The EPA discloses that for 9 of the past 12 quarterly reports (January 2005- December 2007), the Arcata Wastewater Treatment Plant was found to be in violation of discharge permit limits (EPA, "Facility Report.", 2008). Figure 2, from the NPDES effluent report for January 2005- December 2007, displays violations of TSS levels. For this report, in only one instance concentration limit (mg/L) criteria were exceeded. The remainder of the violations occurred when the total quantity (lbs/day) of TSS were exceeded.

Infractions of BOD and TSS mass limits (lbs/day), and the 85% Percent Removal efficiency criteria constitute the majority of the Arcata Wastewater Treatment Plant violations (Kulhman, 2007). Mass limits place a cap on the total amount (by weight, in lbs) of a pollutant that can discharged each day. Percent Removal requirements stipulate that, based on influent concentrations, 85% of pollutant levels must be removed before discharging the water. These criteria are evaluated based on a 30 day average.

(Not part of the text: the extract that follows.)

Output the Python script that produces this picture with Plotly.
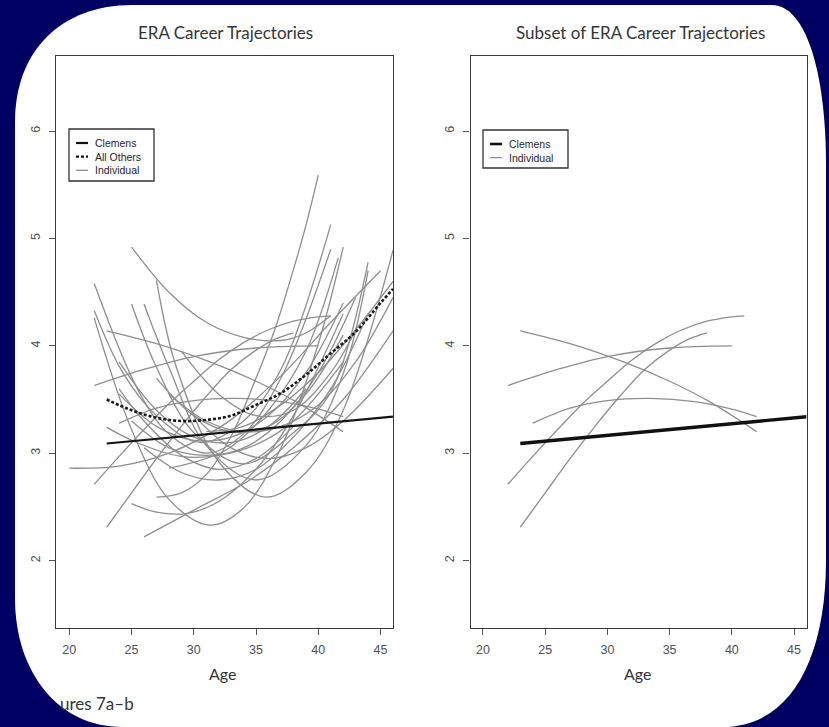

Report graph of TSS discharge levels January 2005 through December 2007

Figure 2: NPDES Report: Total Suspended Solids for Outfall 001 (EPA, "NPDES.", 2008)

Rainy Season Infiltration Affects Performance

The City of Arcata's wastewater treatment collection system is susceptible to large volumes of infiltration and inflow during the rainy season due to older infrastructure. During a large storm events, peak flows on the order of 16.5 MGD or more can be reached. Such storm inflows are over five times larger than the yearly average of about 3 MGD (AMIC "A Natural System"). Inflows exceeding 5 MGD must be routed directly to the oxidation ponds to avoid flooding the system. During a seasonal peak flow of 16.5 MGD, this means that over 65% of the influent will not undergo primary treatment.

Mass Limits Exceeded

Dave Couch, an operator at the Arcata Wastewater Treatment Plant, attributes the cause of most mass limit violations to such storm events, particularly at the beginning of the rainy season. During the warmer, dry summer months a "large standing crop of algae" accumulates in the oxidation ponds and treatment wetlands. When the rainy season begins, the increased flows due to stormwater infiltration flush out this algae (Couch, 2008). The increased volume of water surges through the Arcata Wastewater Treatment Plant at a rapid rate and is not retained in the treatment wetlands long enough to effectively eliminate BOD and TSS.

Percent Removal Difficulties Due to Dilution

The rainy season also poses difficulties in compliance with the 85% Percent Removal requirement. This component requires an over-arching 85% removal of all criteria pollutants from the influent before discharge.

Under normal operating loads, influent concentrations entering the Arcata Wastewater Treatment Plant are around 200-300 mg/L (Couch, 2008). The 85% removal would then require effluent discharge levels to be 30 mg/L or lower, which is in line with plant performance under normal conditions. However, when peak flows occur during the rainy season, stormwater dilutes the concentration of influent to around 80 mg/L (Couch, 2008). The effluent would then need to be treated to a concentration of 12 mg/L to meet the percent removal requirement.